Improving Adherence to Prevent Late Kidney Allograft Rejection in Adolescents

Lack of adherence to medication regimens is common among teenage kidney transplant recipients. Forty percent are believed to not take medications as prescribed, and adolescents with kidney transplants are at higher risk for rejecting their kidneys and have far worse outcomes than any other age group. In January 2015, the Cincinnati Children’s Department of Pediatrics, Integrated Solid Organ Transplant Program, Adherence Center and Information Services began a collaborative effort to develop new tools that are changing outcomes for our kidney transplant patients.
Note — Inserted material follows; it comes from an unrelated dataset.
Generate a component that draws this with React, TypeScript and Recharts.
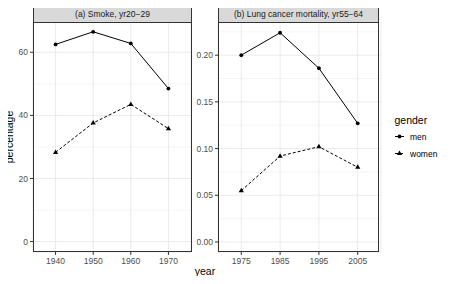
import { LineChart, Line, XAxis, YAxis, CartesianGrid } from 'recharts'

const smokeYears = [1940, 1950, 1960, 1970]
const smokeMen = [62.5, 66.5, 62.8, 48.5]
const smokeWomen = [28.3, 37.6, 43.5, 35.8]
const smokeTicks = [0, 20, 40, 60]
const smokeMinor = [10, 30, 50]

const lungYears = [1975, 1985, 1995, 2005]
const lungMen = [0.2, 0.224, 0.186, 0.127]
const lungWomen = [0.055, 0.092, 0.102, 0.08]
const lungTicks = [0, 0.05, 0.1, 0.15, 0.2]
const lungMinor = [0.025, 0.075, 0.125, 0.175, 0.225]

const FONT = '"Liberation Sans", Arial, sans-serif'
const tickStyle = { fill: '#4d4d4d', fontSize: 8.5, fontFamily: FONT }

const smokeData = smokeYears.map((year, i) => ({ year, men: smokeMen[i], women: smokeWomen[i] }))
const lungData = lungYears.map((year, i) => ({ year, men: lungMen[i], women: lungWomen[i] }))

const Triangle = (props: any) => {
  const { cx, cy, index } = props
  if (cx == null || cy == null) return <g key={index} />
  return <path key={index} d={`M${cx},${cy - 2.9} L${cx + 2.6},${cy + 1.6} L${cx - 2.6},${cy + 1.6} Z`} fill="#000" />
}

function Panel({ data, xDomain, xTicks, yDomain, yTicks, minor, yWidth, fmt }: any) {
  return (
    <LineChart width={200} height={284} data={data} margin={{ top: 22, right: 9, bottom: 12, left: 0 }}>
      <CartesianGrid horizontalValues={minor} vertical={false} stroke="#ebebeb" strokeWidth={0.5} fill="none" />
      <CartesianGrid stroke="#ebebeb" strokeWidth={1} fill="none" />
      <XAxis
        dataKey="year"
        type="number"
        domain={xDomain}
        ticks={xTicks}
        allowDataOverflow
        axisLine={false}
        tickLine={{ stroke: '#333' }}
        tickSize={3}
        tickMargin={3}
        height={20}
        tick={tickStyle}
      />
      <YAxis
        type="number"
        domain={yDomain}
        ticks={yTicks}
        allowDataOverflow
        axisLine={false}
        tickLine={{ stroke: '#333' }}
        tickSize={3}
        tickMargin={2}
        width={yWidth}
        tick={tickStyle}
        tickFormatter={fmt}
      />
      <Line dataKey="men" stroke="#000" strokeWidth={1} isAnimationActive={false}
        dot={{ r: 1.9, fill: '#000', stroke: 'none' }} />
      <Line dataKey="women" stroke="#000" strokeWidth={1} strokeDasharray="3 2" isAnimationActive={false}
        dot={Triangle} />
    </LineChart>
  )
}

export default function App() {
  return (
    <div style={{ position: 'relative', width: 454, height: 284, margin: -8, fontFamily: FONT, background: '#fff' }}>
      <div style={{ position: 'absolute', left: 0, top: 0 }}>
        <Panel data={smokeData} xDomain={[1934, 1976]} xTicks={smokeYears} yDomain={[-3.3, 69.6]}
          yTicks={smokeTicks} minor={smokeMinor} yWidth={33} fmt={(v: number) => String(v)} />
      </div>
      <div style={{ position: 'absolute', left: 190, top: 0 }}>
        <Panel data={lungData} xDomain={[1969, 2011]} xTicks={lungYears} yDomain={[-0.0107, 0.2355]}
          yTicks={lungTicks} minor={lungMinor} yWidth={28} fmt={(v: number) => v.toFixed(2)} />
      </div>
      <svg width={454} height={284} fontFamily={FONT}
        style={{ position: 'absolute', left: 0, top: 0, pointerEvents: 'none', fontFamily: FONT }}>
        <rect x={33.5} y={22.5} width={158} height={229} fill="none" stroke="#333" />
        <rect x={218.5} y={22.5} width={160} height={229} fill="none" stroke="#333" />
        <rect x={33.5} y={4.5} width={158} height={18} fill="#d9d9d9" stroke="#333" />
        <rect x={218.5} y={4.5} width={160} height={18} fill="#d9d9d9" stroke="#333" />
        <text x={112.5} y={17} textAnchor="middle" fontSize={8.5} fill="#1a1a1a">(a) Smoke, yr20−29</text>
        <text x={298.5} y={17} textAnchor="middle" fontSize={8.5} fill="#1a1a1a">(b) Lung cancer mortality, yr55−64</text>
        <text x={205} y={275} textAnchor="middle" fontSize={10.5} fill="#000">year</text>
        <text transform="translate(13,137) rotate(-90)" textAnchor="middle" fontSize={10.5} fill="#000">percentage</text>
        <text x={394.5} y={124} fontSize={10.5} fill="#000">gender</text>
        <line x1={395} x2={404} y1={136.5} y2={136.5} stroke="#000" />
        <circle cx={399.5} cy={136.5} r={1.9} fill="#000" />
        <text x={410} y={139.5} fontSize={8.5} fill="#000">men</text>
        <line x1={395} x2={404} y1={153.5} y2={153.5} stroke="#000" strokeDasharray="3 2" />
        <path d="M399.5,150.6 L402.1,155.1 L396.9,155.1 Z" fill="#000" />
        <text x={410} y={156.5} fontSize={8.5} fill="#000">women</text>
      </svg>
    </div>
  )
}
We now have a system that routinely screens for barriers to taking medications, right in our nephrology clinic. Patients fill out a checklist of fourteen possible barriers to adherence, such as variable weekend schedules, peer pressure, bad-tasting medications, or financial or transportation problems obtaining medications. For each possible barrier, there is a patient-centered, shared decision-making tool with options to help the patient overcome their identified barriers.

In addition, each clinic visit includes a review of the patient’s medication-taking behavior. Real-time monitoring via pill boxes that send cell signals when opened adds objectivity to these discussions and allows us to detect temporal patterns of low adherence. Through experience, we have learned that simply focusing on specific patient behaviors isn’t enough. We have had to change the culture of how providers talk to these patients. In the past, doctors and patients did not have the vocabulary to address “under-reporting” in neutral language. Our staff is trained to ask non-threatening questions, in effect giving permission for teens to talk about what is getting in the way of taking their medicine. We are then able to explore the reasons together and come up with sensible solutions.

Using this integrated system that identifies at-risk patients and their barriers, and allows for intervention based on patient preferences, we have significantly decreased rejection episodes. Over the summer months of 2016, we have achieved a stretch of active patient days without rejection that is nearly twice as long as our previous best, three years ago. In effect, we prevented eight expected rejection episodes over a four-month period. This has saved our patients the ill effects of treating rejection and the short- and long-term decline in kidney function that is associated with such rejections. It has also translated into hundreds of thousands of dollars saved in hospital billing. Our current focus is on sustaining this trend.